Bien sûr. Il y a ainsi beaucoup de films qui disparaissent – y compris parfois de bons films. Le développement des services de SVOD a beaucoup aidé à la distribution de ces « petits » films. Mais le problème, c’est qu’il n’y a souvent aucun travail de curation – et personne n’est là pour dire au spectateur ce qui est bien et ce qui l’est moins. Les films disparaissent aussi dans les méandres de la plate-forme. Comment, par exemple, sur un service de streaming, un spectateur trouvera-t-il un film aussi particulier que We the Animals, si personne ne le lui conseille ? Il n’y a qu’au cinéma qu’on peut encore voir ce genre de films, en réalité.

Donc pour vous, il était impossible que We the Animals soit un « Netflix Original Film » ?

Non. Ce film devait sortir en salles. Moi-même, je n’ai pas la télévision, et presque tous les films que je vois, je les vois au cinéma. Ç’aurait été absurde, pour moi, que mon premier long-métrage de fiction ne sorte pas en salles. Après, je ne suis pas du tout opposé à une sortie en vidéo ou sur une plate-forme, mais dans un second temps.

We the Animals de Jeremiah Zagar. Copyright LFR Films.
We the Animals a également obtenu l’Innovator Award au Festival de Sundance…

Oui, ça a beaucoup aidé à la sortie du film aux États-Unis. Pour certains cinéphiles ou spécialistes, il fallait voir ce film, parce qu’il avait eu un prix à Sundance. Et il en va de même pour le prix qu’on a reçu à Deauville. Les festivals sont essentiels pour des petits films comme le mien, au budget inférieur à un million de dollars.

Considérez-vous votre film comme un « Film Sundance » ?

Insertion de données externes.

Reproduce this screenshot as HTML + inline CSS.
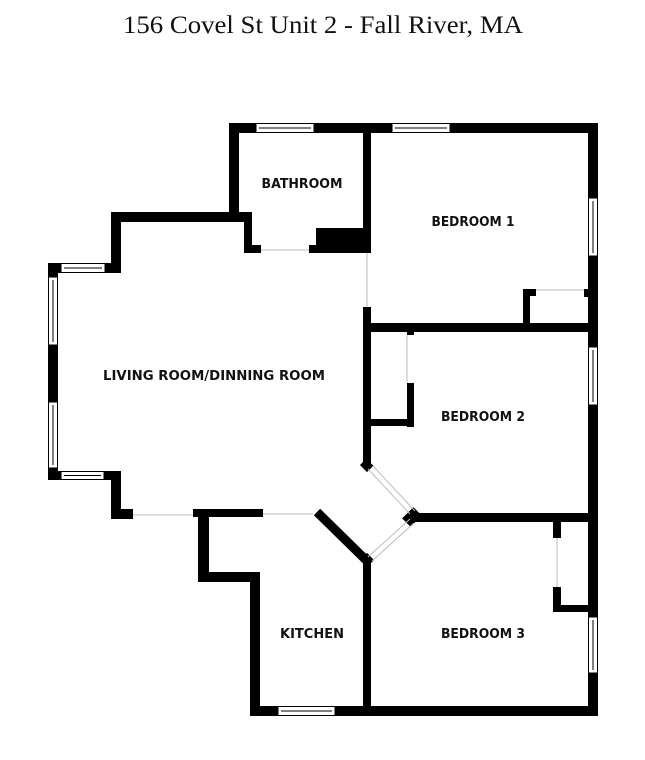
<!DOCTYPE html>
<html><head><meta charset="utf-8"><style>
html,body{margin:0;padding:0;background:#fff;}
svg{display:block;}
.l{font-family:"DejaVu Sans","Liberation Sans",sans-serif;font-weight:bold;font-size:13.5px;fill:#111;text-anchor:middle;}
</style></head><body>
<svg width="645" height="760" viewBox="0 0 645 760" xmlns="http://www.w3.org/2000/svg">
<text x="323" y="33" font-family="Liberation Serif, serif" font-size="25" fill="#111" text-anchor="middle" textLength="400" lengthAdjust="spacingAndGlyphs">156 Covel St Unit 2 - Fall River, MA</text>
<g fill="#000">
<rect x="229" y="123" width="369" height="10"/>
<rect x="588" y="123" width="10" height="593"/>
<rect x="250" y="706" width="348" height="10"/>
<rect x="229" y="123" width="10" height="99"/>
<rect x="111" y="212" width="135" height="10"/>
<rect x="244" y="212" width="8" height="41"/>
<rect x="244" y="245" width="17" height="8"/>
<rect x="309" y="245" width="61" height="8"/>
<rect x="316" y="228" width="54" height="25"/>
<rect x="363" y="123" width="8" height="130"/>
<rect x="363" y="307" width="8" height="160"/>
<rect x="111" y="212" width="10" height="61"/>
<rect x="48" y="263" width="73" height="10"/>
<rect x="48" y="263" width="10" height="217"/>
<rect x="48" y="471" width="73" height="9"/>
<rect x="111" y="471" width="10" height="48"/>
<rect x="111" y="509" width="22" height="10"/>
<rect x="193" y="509" width="70" height="8"/>
<rect x="198" y="509" width="11" height="73"/>
<rect x="198" y="572" width="61" height="10"/>
<rect x="250" y="572" width="10" height="144"/>
<rect x="363" y="560" width="8" height="150"/>
<rect x="363" y="323" width="235" height="9"/>
<rect x="413" y="513" width="185" height="9"/>
<rect x="407" y="331" width="7" height="4"/>
<rect x="407" y="383" width="7" height="44"/>
<rect x="370" y="419" width="44" height="7"/>
<rect x="523" y="289" width="7" height="38"/>
<rect x="523" y="289" width="13" height="7"/>
<rect x="584" y="289" width="5" height="8"/>
<rect x="553" y="520" width="8" height="18"/>
<rect x="553" y="587" width="8" height="25"/>
<rect x="553" y="605" width="37" height="7"/>
</g>
<line x1="317" y1="512" x2="368" y2="562" stroke="#000" stroke-width="9"/>
<rect x="406" y="509" width="12" height="16" fill="#000" transform="rotate(45 412 517)"/>
<rect x="362" y="461" width="10" height="9" fill="#000" transform="rotate(45 367 465)"/>
<rect x="362" y="555" width="10" height="10" fill="#000" transform="rotate(45 367 560)"/>
<g stroke="#bbb" stroke-width="1" fill="none">
<line x1="368" y1="469" x2="410" y2="514"/><line x1="373" y1="466" x2="415" y2="511"/>
<line x1="368" y1="557" x2="410" y2="519"/><line x1="372" y1="561" x2="414" y2="523"/>
<line x1="133" y1="515" x2="193" y2="515"/>
<line x1="263" y1="514" x2="313" y2="514"/>
<line x1="261" y1="250" x2="309" y2="250"/>
<line x1="367" y1="253" x2="367" y2="307"/>
<line x1="407" y1="335" x2="407" y2="383"/>
<line x1="536" y1="290" x2="584" y2="290"/>
<line x1="557" y1="538" x2="557" y2="587"/>
</g>
<g fill="#fff" stroke="#000" stroke-width="1">
<rect x="256" y="123.5" width="58" height="9"/><line x1="259" y1="128" x2="311" y2="128"/>
<rect x="392" y="123.5" width="58" height="9"/><line x1="395" y1="128" x2="447" y2="128"/>
<rect x="588.5" y="198" width="9" height="58"/><line x1="593" y1="201" x2="593" y2="253"/>
<rect x="588.5" y="347" width="9" height="58"/><line x1="593" y1="350" x2="593" y2="402"/>
<rect x="588.5" y="617" width="9" height="56"/><line x1="593" y1="620" x2="593" y2="670"/>
<rect x="278" y="706.5" width="57" height="9"/><line x1="281" y1="711" x2="332" y2="711"/>
<rect x="61" y="263.5" width="44" height="9"/><line x1="64" y1="268" x2="102" y2="268"/>
<rect x="61" y="471.5" width="43" height="8"/><line x1="64" y1="475.5" x2="101" y2="475.5"/>
<rect x="48.5" y="277" width="9" height="68"/><line x1="53" y1="280" x2="53" y2="342"/>
<rect x="48.5" y="402" width="9" height="66"/><line x1="53" y1="405" x2="53" y2="465"/>
</g>
<text class="l" x="302" y="188" textLength="81" lengthAdjust="spacingAndGlyphs">BATHROOM</text>
<text class="l" x="473" y="226" textLength="83" lengthAdjust="spacingAndGlyphs">BEDROOM 1</text>
<text class="l" x="214" y="380" textLength="222" lengthAdjust="spacingAndGlyphs">LIVING ROOM/DINNING ROOM</text>
<text class="l" x="483" y="421" textLength="84" lengthAdjust="spacingAndGlyphs">BEDROOM 2</text>
<text class="l" x="312" y="638" textLength="64" lengthAdjust="spacingAndGlyphs">KITCHEN</text>
<text class="l" x="483" y="638" textLength="84" lengthAdjust="spacingAndGlyphs">BEDROOM 3</text>
</svg>
</body></html>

Dans la mesure où il est né à Sundance et qu’il y a été récompensé, évidemment. Après, le label Sundance ne parle pas de la même manière à tout le monde, et beaucoup de gens ont une idée préconçue sur ce qu’est un « film de Sundance ». Mais le but de ce festival est uniquement de mettre en lumière des points de vue de réalisation uniques et différents. Hard Eight de Paul Thomas Anderson et Reservoir Dogs sont aussi des « films de Sundance », car ils sont nés grâce à ce festival. Mais ils n’ont rien à voir entre eux ou avec mon film.

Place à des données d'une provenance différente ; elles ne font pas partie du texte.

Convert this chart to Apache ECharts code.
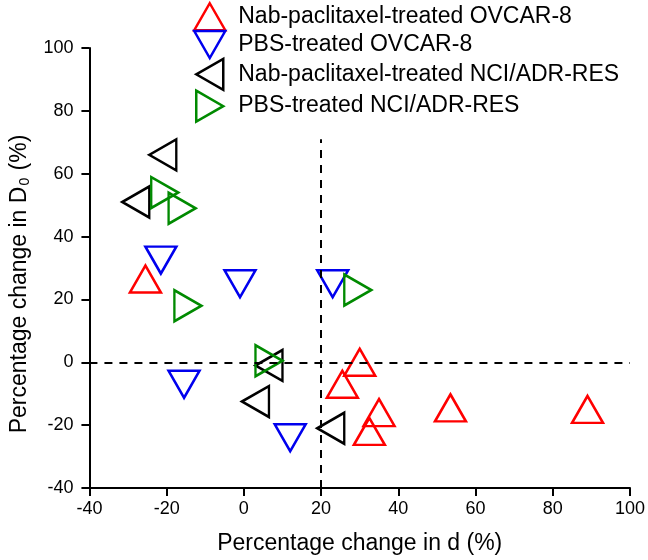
<!DOCTYPE html>
<html>

<head>
    <meta charset="utf-8">
    <script src="https://cdn.jsdelivr.net/npm/echarts@6/dist/echarts.min.js"></script>
</head>
<style type="text/css">
    body {
        margin: 0;
        background: #fff;
    }

    #chart {
        width: 648px;
        height: 560px;
    }
</style>

<body>
    <div id="chart"></div>
</body>

</html>

<script type="text/javascript">
    // [percentage change in d, percentage change in D0]
    let nabOvcar = [[-25.5, 26.5], [25.5, -7], [30, 0], [35, -16], [32.5, -22], [53.5, -14.5], [89, -15]]
    let pbsOvcar = [[-21.5, 32.5], [-1, 25], [23, 25], [-15.5, -7], [12, -24]]
    let nabNci = [[-21, 66], [-28, 51], [6.5, -1], [3, -12.5], [22.5, -21]]
    let pbsNci = [[-20.5, 54], [-16, 49], [-14.5, 18], [6.5, 0.5], [29.5, 23]]

    let names = ['Nab-paclitaxel-treated OVCAR-8', 'PBS-treated OVCAR-8',
        'Nab-paclitaxel-treated NCI/ADR-RES', 'PBS-treated NCI/ADR-RES']
    let colors = ['#ff0000', '#0000ee', '#000000', '#008a00']
    let rotations = [0, 180, 90, -90]
    // legend icons: up, down, left, right triangles
    let icons = [
        'path://M15.5,0L31,27L0,27Z',
        'path://M0,0L31,0L15.5,27Z',
        'path://M0,15.5L27,0L27,31Z',
        'path://M0,0L27,15.5L0,31Z'
    ]

    let font = 'Liberation Sans, Arial, sans-serif'

    function series(i, data) {
        return {
            name: names[i],
            type: 'scatter',
            data: data,
            symbol: 'triangle',
            symbolSize: [31, 27],
            symbolRotate: rotations[i],
            itemStyle: {
                color: 'rgba(0,0,0,0)',
                borderColor: colors[i],
                borderWidth: 2.5,
                opacity: 1
            }
        }
    }

    let myChart = echarts.init(document.getElementById('chart'))

    let guides = {
        type: 'scatter',
        data: [],
        markLine: {
            silent: true,
            symbol: 'none',
            label: { show: false },
            lineStyle: { color: '#000', width: 2, type: [8, 7] },
            data: [
                [{ coord: [-40, 0] }, { coord: [100, 0] }],
                [{ coord: [20, -40] }, { coord: [20, 71] }]
            ]
        }
    }

    let option = {
        animation: false,
        textStyle: { fontFamily: font },
        grid: { left: 84, right: 15, top: 48, bottom: 72 },
        legend: {
            orient: 'vertical',
            left: 193,
            top: 2,
            padding: 0,
            itemWidth: 31,
            itemHeight: 31,
            itemGap: -1.7,
            symbolKeepAspect: true,
            data: names.map((n, i) => ({
                name: n,
                icon: icons[i],
                itemStyle: { color: 'rgba(0,0,0,0)', borderColor: colors[i], borderWidth: 2.5 }
            })),
            textStyle: { fontSize: 23, lineHeight: 27, color: '#000', fontFamily: font, padding: [0, 0, 0, 8] }
        },
        xAxis: {
            type: 'value',
            min: -40,
            max: 100,
            interval: 20,
            name: 'Percentage change in d (%)',
            nameLocation: 'middle',
            nameGap: 44,
            nameTextStyle: { fontSize: 23, color: '#000' },
            axisLine: { onZero: false, lineStyle: { color: '#000', width: 2 } },
            axisTick: { length: 8, lineStyle: { width: 2 } },
            axisLabel: { fontSize: 18, color: '#000', margin: 12 },
            splitLine: { show: false }
        },
        yAxis: {
            type: 'value',
            min: -40,
            max: 100,
            interval: 20,
            name: 'Percentage change in D{sub|0} (%)',
            nameLocation: 'middle',
            nameGap: 56,
            nameTextStyle: {
                fontSize: 23, color: '#000',
                padding: [0, 32, 0, 0],
                rich: { sub: { fontSize: 14, color: '#000', padding: [12, 1, 0, 1] } }
            },
            axisLine: { onZero: false, lineStyle: { color: '#000', width: 2 } },
            axisTick: { length: 8, lineStyle: { width: 2 } },
            axisLabel: { fontSize: 18, color: '#000', margin: 16 },
            splitLine: { show: false }
        },
        series: [
            guides,
            series(0, nabOvcar),
            series(1, pbsOvcar),
            series(2, nabNci),
            series(3, pbsNci)
        ]
    }

    myChart.setOption(option)
</script>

De plus en plus, des réalisateurs « indépendants », parfois nés avec Sundance, réalisent par la suite des films hollywoodiens (à l’instar de Ryan Coogler, prix du public à Sundance pour Fruitvale Station en 2013, et réalisateur de Black Panther pour Disney/Marvel en 2018 ; ou prochainement Chloé Zhao, la réalisatrice des Chansons que mes frères m’ont apprises, sélectionné à Sundance en 2015 et qui va réaliser pour Marvel The Eternals). Accepteriez-vous, vous aussi, de tourner un film d’une franchise hollywoodienne ?

Ça dépendra surtout du sujet du film, et du pouvoir que j’aurai en tant que réalisateur. Dans ce type de production, les réalisateurs ont souvent assez peu de pouvoir décisionnaire. Après, je comprends complètement que de plus en plus de réalisateurs indépendants tournent pour les Studios. Les gens ont besoin de gagner leur vie ! Avant, les réalisateurs indépendants tournaient beaucoup pour la télévision, ce qui est exactement pareil.

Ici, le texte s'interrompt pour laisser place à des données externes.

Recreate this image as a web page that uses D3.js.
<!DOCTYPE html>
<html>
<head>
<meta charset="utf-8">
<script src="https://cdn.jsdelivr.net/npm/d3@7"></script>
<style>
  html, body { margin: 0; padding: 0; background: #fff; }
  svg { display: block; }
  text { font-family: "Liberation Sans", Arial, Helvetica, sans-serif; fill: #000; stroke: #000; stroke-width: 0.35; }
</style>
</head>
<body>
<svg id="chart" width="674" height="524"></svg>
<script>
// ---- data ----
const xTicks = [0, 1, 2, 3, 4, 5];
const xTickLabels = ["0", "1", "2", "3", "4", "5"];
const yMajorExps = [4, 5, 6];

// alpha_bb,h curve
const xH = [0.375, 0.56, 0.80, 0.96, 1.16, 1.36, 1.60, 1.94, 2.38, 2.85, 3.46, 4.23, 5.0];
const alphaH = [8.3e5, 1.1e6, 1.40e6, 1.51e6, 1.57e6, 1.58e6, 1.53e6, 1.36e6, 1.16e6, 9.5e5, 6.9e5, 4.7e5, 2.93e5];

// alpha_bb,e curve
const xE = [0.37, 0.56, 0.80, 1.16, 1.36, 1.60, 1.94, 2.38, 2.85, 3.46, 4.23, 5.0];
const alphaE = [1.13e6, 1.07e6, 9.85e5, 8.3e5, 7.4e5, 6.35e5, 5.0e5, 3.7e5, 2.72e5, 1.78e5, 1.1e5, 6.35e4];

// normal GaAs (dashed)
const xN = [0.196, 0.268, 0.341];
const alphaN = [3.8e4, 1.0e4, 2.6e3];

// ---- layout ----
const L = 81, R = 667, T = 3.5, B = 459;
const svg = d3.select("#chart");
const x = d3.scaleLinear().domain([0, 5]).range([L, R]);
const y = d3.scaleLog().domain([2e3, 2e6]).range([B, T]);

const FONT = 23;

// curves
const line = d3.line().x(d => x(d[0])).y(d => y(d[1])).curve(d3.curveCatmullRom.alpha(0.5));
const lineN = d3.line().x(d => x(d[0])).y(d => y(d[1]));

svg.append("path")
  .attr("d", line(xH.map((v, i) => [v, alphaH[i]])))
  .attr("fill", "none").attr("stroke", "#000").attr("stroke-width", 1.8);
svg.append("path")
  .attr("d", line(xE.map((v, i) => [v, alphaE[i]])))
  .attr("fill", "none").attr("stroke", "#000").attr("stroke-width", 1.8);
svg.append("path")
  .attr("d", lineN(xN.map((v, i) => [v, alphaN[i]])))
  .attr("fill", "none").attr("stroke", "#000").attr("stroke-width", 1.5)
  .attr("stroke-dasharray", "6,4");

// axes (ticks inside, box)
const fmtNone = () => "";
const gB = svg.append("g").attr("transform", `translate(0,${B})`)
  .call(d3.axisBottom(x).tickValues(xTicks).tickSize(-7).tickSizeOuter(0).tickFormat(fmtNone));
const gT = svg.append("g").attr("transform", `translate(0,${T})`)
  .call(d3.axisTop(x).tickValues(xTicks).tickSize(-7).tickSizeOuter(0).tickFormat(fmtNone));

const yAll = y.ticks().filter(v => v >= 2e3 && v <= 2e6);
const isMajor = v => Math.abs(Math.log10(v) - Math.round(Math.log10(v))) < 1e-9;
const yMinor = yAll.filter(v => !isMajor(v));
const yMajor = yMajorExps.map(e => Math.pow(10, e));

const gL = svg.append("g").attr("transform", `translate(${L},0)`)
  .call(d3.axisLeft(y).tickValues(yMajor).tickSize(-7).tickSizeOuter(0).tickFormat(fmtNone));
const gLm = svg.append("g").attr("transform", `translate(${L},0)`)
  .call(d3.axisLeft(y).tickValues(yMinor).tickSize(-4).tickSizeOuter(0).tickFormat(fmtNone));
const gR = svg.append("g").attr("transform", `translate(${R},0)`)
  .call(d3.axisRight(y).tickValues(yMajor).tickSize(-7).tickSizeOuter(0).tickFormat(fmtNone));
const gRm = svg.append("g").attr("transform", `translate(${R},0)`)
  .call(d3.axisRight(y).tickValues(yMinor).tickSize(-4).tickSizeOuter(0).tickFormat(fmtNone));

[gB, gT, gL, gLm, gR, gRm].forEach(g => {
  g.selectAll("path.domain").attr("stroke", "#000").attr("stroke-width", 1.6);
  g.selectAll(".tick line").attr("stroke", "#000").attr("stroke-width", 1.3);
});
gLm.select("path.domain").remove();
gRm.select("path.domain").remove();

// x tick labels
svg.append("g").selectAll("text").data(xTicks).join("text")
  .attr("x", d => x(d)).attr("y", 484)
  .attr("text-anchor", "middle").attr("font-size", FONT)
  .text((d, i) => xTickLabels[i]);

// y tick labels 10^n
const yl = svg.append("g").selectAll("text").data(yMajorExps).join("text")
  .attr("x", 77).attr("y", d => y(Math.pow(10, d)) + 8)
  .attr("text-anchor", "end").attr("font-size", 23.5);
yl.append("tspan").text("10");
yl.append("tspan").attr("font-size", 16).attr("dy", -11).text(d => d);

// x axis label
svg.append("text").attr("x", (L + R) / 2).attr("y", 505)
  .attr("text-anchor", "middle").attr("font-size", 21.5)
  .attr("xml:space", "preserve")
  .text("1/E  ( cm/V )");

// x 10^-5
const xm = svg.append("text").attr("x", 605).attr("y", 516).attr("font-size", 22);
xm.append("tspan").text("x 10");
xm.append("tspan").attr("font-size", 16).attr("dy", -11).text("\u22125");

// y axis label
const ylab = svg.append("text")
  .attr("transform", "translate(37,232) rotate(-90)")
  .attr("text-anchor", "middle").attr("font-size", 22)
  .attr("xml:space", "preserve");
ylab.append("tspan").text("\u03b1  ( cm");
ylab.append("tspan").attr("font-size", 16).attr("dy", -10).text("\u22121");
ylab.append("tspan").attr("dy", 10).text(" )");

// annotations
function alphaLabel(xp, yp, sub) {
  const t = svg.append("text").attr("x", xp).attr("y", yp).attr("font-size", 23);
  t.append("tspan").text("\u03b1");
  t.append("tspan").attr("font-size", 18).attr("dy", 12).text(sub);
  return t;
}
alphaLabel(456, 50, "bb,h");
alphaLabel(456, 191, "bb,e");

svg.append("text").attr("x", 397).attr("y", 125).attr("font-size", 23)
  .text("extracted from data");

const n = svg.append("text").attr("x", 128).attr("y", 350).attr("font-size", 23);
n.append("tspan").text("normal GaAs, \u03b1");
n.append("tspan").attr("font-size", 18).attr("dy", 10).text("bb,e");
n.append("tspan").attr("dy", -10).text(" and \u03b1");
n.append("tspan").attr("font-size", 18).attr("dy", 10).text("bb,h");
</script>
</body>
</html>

Ces réalisateurs ne se tournent jamais vers la télévision ou les plates-formes pour des raisons créatives ? On parle pourtant de la « liberté de création » offerte par Netflix…

C’est vrai qu’à la télévision ou sur les plates-formes, il y a du budget pour créer des histoires permettant de développer des personnages. Ce qui a complètement disparu du cinéma hollywoodien, où il n’y a presque plus de drame, mais uniquement des films de super-héros ou des comédies. Heureusement, il reste le cinéma indépendant, en salles. Et quoi qu’il advienne, c’est ce genre de films que je veux toujours faire. Tous mes films sont des combats, mais c’est ce qui me rend fier de les avoir faits. Je n’ai pas envie d’être de ces réalisateurs qui regrettent un film dans leur filmographie. Les seules choses qui donnent du sens à ma vie sont ma femme, mes enfants, mes amis et mes films.